The new guideline says, “So that the crime victim may obtain protection in the courthouse, the chief secretary or someone working on his behalf shall be appointed in each courthouse as the contact person for victims of sexual offenses.” The contact person’s role will be to ensure that a separate room or waiting area has been designated for the victims ahead of their testimony, so they won’t have to be in the corridor or in the courtroom in the presence of the defendant, his lawyers or his relatives. The contact person will also ensure that the victims are escorted by courthouse security “until their safe exit,” and that they are given the option of watching the trial on closed-circuit TV in a separate room.

The Supreme Court president also stated, “As much as possible, the victim of a sex crime should not have to wait long to testify,” and that this testimony should take place as early as possible in the proceedings. The new guidelines also say that if possible, this testimony should be heard in one day. “If the victim’s testimony has not concluded that same day, the court shall hear that testimony, insofar as possible, on consecutive days,” Hayut wrote, with the qualifier that “the court, at its prerogative or at the request of the sex crime victim, may postpone the testimony if it believes that testifying on consecutive days is a burden on the victim.”

As a rule, Hayut says, “An effort must be made to conduct sex crimes cases within a reasonable time frame, and for the hearing of the victim’s testimony to occur at the earliest stage possible.” Judges are also asked to make “every effort” to issue their rulings “not long after the end of the trial.”

Supreme Court President Esther Hayut on the bench, Oct. 2020.Credit: Ohad Zwigenberg

The guidelines also say it is the responsibility of the court security guards to prevent any encounter between defendants and victims. “All necessary measures must be taken to prevent any contact or unnecessary connection between the sex crime victim and the suspect or defendant, or anyone acting on his behalf,” Hayut writes. If there is no separate room in which the victim can stay until her testimony, court security must use a divider to create a buffer between her and the defendant, his lawyers and relatives .

The new guidelines were formulated based on recommendations made by an inter-ministerial committee headed by retired Justice Dvora Berliner. The committee met 43 times and issued its 200-page final report last year. It was established in 2018 by Hayut, former Justice Minister Ayelet Shaked and former Public Security Minister Gilad Erdan. Eight years earlier, MKs Merav Michaeli and Michal Rosin submitted a bill that called for the courts to open a sex crimes branch.

Precedent-setting ruling

Meanwhile, the National Labor Court has issued a precedent-setting ruling that women who complain of sexual harassment in the workplace are entitled to receive all the material gathered during any ensuing investigation, including the testimony of the subject of the complaint and that of other employees as well.

Several legal sources told Haaretz that the ruling made Tuesday is of decisive importance, as it will push employers to investigate such complaints more seriously, and also help women file complaints against their employers.

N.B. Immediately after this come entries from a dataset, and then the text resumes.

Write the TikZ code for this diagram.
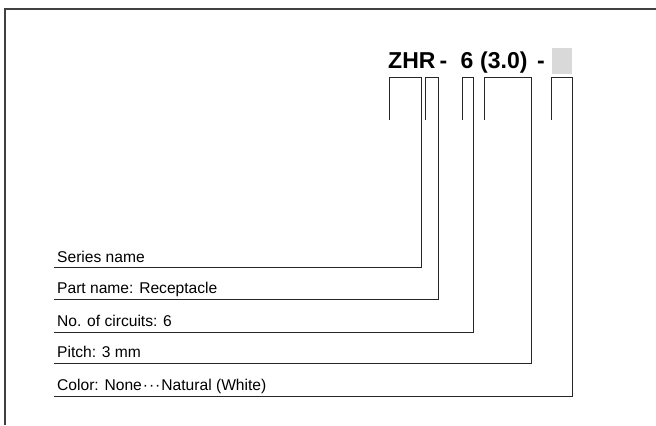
\documentclass[tikz,border=0pt]{standalone}
\usepackage{fontspec}
\setmainfont{Liberation Sans}
\begin{document}
\begin{tikzpicture}[x=1bp,y=-1bp,
  lbl/.style={anchor=base west,inner sep=0pt,font=\fontsize{15.6bp}{18bp}\selectfont},
  ttl/.style={anchor=base west,inner sep=0pt,font=\fontsize{23bp}{26bp}\selectfont\bfseries},
  ln/.style={line width=1bp,draw=black!85}]
\useasboundingbox (0,0) rectangle (656,425);
\draw[line width=1.3bp,draw=black!75] (5,425) -- (5,9) -- (656,9);
% title pieces
\node[ttl] (zhr) at (388,68.3) {ZHR};
\node[ttl] (d1) at (439.5,68.3) {-};
\node[ttl] (six) at (460.5,68.3) {6};
\node[ttl] (pitch) at (480,68.3) {(3.0)};
\node[ttl] (d2) at (537,68.3) {-};
\node[fill=black!15,minimum width=20bp,minimum height=26bp,inner sep=0pt,anchor=north west] (box) at (552,47.3) {};
% labels
\node[lbl] (l1) at (57,262.3) {Series name};
\node[lbl] (l2) at (57,293.6) {Part name: Receptacle};
\node[lbl] (l3) at (57,326.6) {No. of circuits: 6};
\node[lbl] (l4) at (57,357.9) {Pitch: 3 mm};
\node[lbl] (l5) at (57,390.6) {Color: None\kern1bp·\kern1bp·\kern1bp·\kern1bp Natural (White)};
% brackets
\coordinate (u1) at (54,267.7);
\coordinate (u2) at (54,299);
\coordinate (u3) at (54,332);
\coordinate (u4) at (54,363.3);
\coordinate (u5) at (54,396);
\draw[ln] (389,120) -- (389,77.7) -| (421,267.7) -- (u1);
\draw[ln] (425,120) -- (425,77.7) -| (438,299) -- (u2);
\draw[ln] (462,120) -- (462,77.7) -| (473.5,332) -- (u3);
\draw[ln] (484,120) -- (484,77.7) -| (531,363.3) -- (u4);
\draw[ln] (551,120) -- (551,77.7) -| (572,396) -- (u5);
\end{tikzpicture}
\end{document}
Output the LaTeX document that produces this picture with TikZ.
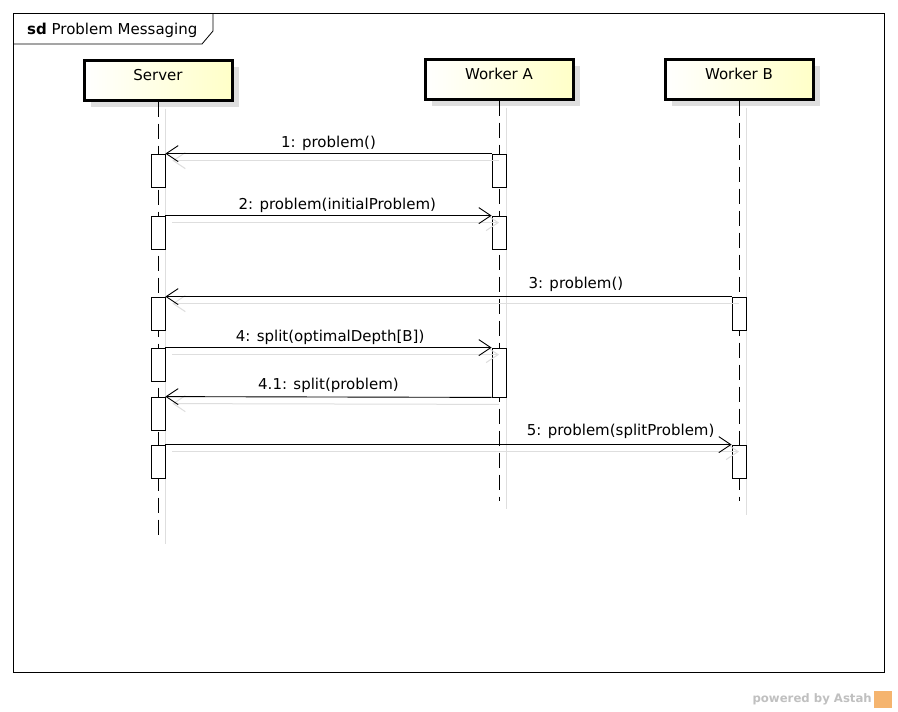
\documentclass[tikz,border=0pt]{standalone}
\usepackage{fontspec}
\setmainfont{DejaVu Sans}
\usetikzlibrary{arrows.meta,shadows}
\definecolor{headyellow}{RGB}{255,255,200}
\definecolor{shadowgray}{RGB}{222,222,222}
\definecolor{astahgray}{RGB}{192,192,192}
\definecolor{astahorange}{RGB}{245,180,110}
\newcommand{\dfont}{\fontsize{15}{17}\selectfont}
\tikzset{
  txt/.style={font=\dfont, inner sep=0pt},
  head/.style={draw=black, line width=3pt, minimum width=148pt, minimum height=40pt, inner sep=0pt,
    text height=11pt, text depth=11pt,
    left color=white, right color=headyellow, font=\dfont,
    drop shadow={shadow xshift=7pt, shadow yshift=-7pt, fill=shadowgray, opacity=1}},
  life/.style={draw=black, line width=0.8pt, dash pattern=on 15pt off 7pt},
  lifeshadow/.style={draw=shadowgray, line width=1pt},
  actbar/.style={draw=black, fill=white, line width=0.8pt, minimum width=14pt, inner sep=0pt},
  msg/.style={draw=black, line width=0.9pt, -{Straight Barb[length=12pt, width=16pt, line width=0.9pt]}},
  msgshadow/.style={draw=shadowgray, line width=1pt, -{Straight Barb[length=12pt, width=16pt, line width=1pt]}},
  lbl/.style={txt, anchor=south, yshift=3pt}
}
\begin{document}
\begin{tikzpicture}[x=1pt, y=-1pt]
\useasboundingbox[fill=white] (0,0) rectangle (898,712);
% frame
\draw[line width=0.8pt] (13,13) rectangle (884,672);
\draw[line width=0.8pt] (13,44) -- (202,44) -- (213,31) -- (213,13);
\node[txt, anchor=west] (title) at (27,30) {\textbf{sd} Problem Messaging};

% lifeline heads
\node[head] (server) at (158,80) {Server};
\node[head] (workerA) at (499,79) {Worker A};
\node[head] (workerB) at (739,79) {Worker B};

% lifeline ends
\coordinate (serverEnd) at (158,538);
\coordinate (workerAEnd) at (499,501);
\coordinate (workerBEnd) at (739,501);

% lifeline shadows
\draw[lifeshadow] ([xshift=7pt,yshift=-7pt]server.south) -- ([xshift=7pt,yshift=-6pt]serverEnd);
\draw[lifeshadow] ([xshift=7pt,yshift=-7pt]workerA.south) -- ([xshift=7pt,yshift=-8pt]workerAEnd);
\draw[lifeshadow] ([xshift=7pt,yshift=-7pt]workerB.south) -- ([xshift=7pt,yshift=-14pt]workerBEnd);

% lifelines
\draw[life] (server.south) -- (serverEnd);
\draw[life] (workerA.south) -- (workerAEnd);
\draw[life] (workerB.south) -- (workerBEnd);

% activation bars
\node[actbar, minimum height=33pt] (s1) at (158,170.5) {};
\node[actbar, minimum height=33pt] (s2) at (158,232.5) {};
\node[actbar, minimum height=33pt] (s3) at (158,313.5) {};
\node[actbar, minimum height=33pt] (s4) at (158,364.5) {};
\node[actbar, minimum height=33pt] (s5) at (158,413.5) {};
\node[actbar, minimum height=33pt] (s6) at (158,461.5) {};
\node[actbar, minimum height=33pt] (a1) at (499,170.5) {};
\node[actbar, minimum height=33pt] (a2) at (499,232.5) {};
\node[actbar, minimum height=49pt] (a3) at (499,372.5) {};
\node[actbar, minimum height=33pt] (b1) at (739,313.5) {};
\node[actbar, minimum height=33pt] (b2) at (739,461.5) {};

% message shadows
\draw[msgshadow] ([yshift=-7pt]a1.north) -- ([shift={(7pt,-7pt)}]s1.north east);
\draw[msgshadow] ([shift={(7pt,-7pt)}]s2.north east) -- ([yshift=-7pt]a2.north);
\draw[msgshadow] ([yshift=-7pt]b1.north) -- ([shift={(7pt,-7pt)}]s3.north east);
\draw[msgshadow] ([shift={(7pt,-7pt)}]s4.north east) -- ([yshift=-7pt]a3.north);
\draw[msgshadow] ([yshift=-7pt]a3.south) -- ([shift={(7pt,-7pt)}]s5.north east);
\draw[msgshadow] ([shift={(7pt,-7pt)}]s6.north east) -- ([yshift=-7pt]b2.north);

% messages
\draw[msg] (a1.north west) -- node[lbl, pos=0.5] (m1) {1: problem()} (s1.north east);
\draw[msg] (s2.north east) -- node[lbl, pos=0.527] (m2) {2: problem(initialProblem)} (a2.north west);
\draw[msg] (b1.north west) -- node[lbl, pos=0.275, yshift=2pt] (m3) {3: problem()} (s3.north east);
\draw[msg] (s4.north east) -- node[lbl, pos=0.505] (m4) {4: split(optimalDepth[B])} (a3.north west);
\draw[msg] (a3.south west) -- node[lbl, pos=0.5, yshift=1pt] (m41) {4.1: split(problem)} (s5.north east);
\draw[msg] (s6.north east) -- node[lbl, pos=0.804, yshift=3pt] (m5) {5: problem(splitProblem)} (b2.north west);

% powered by
\node[font=\bfseries\fontsize{11.7}{14}\selectfont, text=astahgray, anchor=east, inner sep=0pt] (powered) at (872,699) {powered by Astah};
\node[fill=astahorange, minimum width=18pt, minimum height=17pt, inner sep=0pt, anchor=west] (logo) at (874,699) {};
\end{tikzpicture}
\end{document}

A 1998 law against sexual harassment required employers to provide only a summary report of their investigation into such complaints, reports which were often only several lines long. Many women who complained said the lack of investigative material hurt their prospects of challenging decisions or suing their employers.

The decision was rendered about a case involving a complaint from 2019. Attorney Dudi Bar-Eli, representing the woman who complained, had asked to see the full investigative material about her complaint of being sexually harassed but the employer objected, and the district labor court in Tel Aviv also refused their request to be granted access to the material.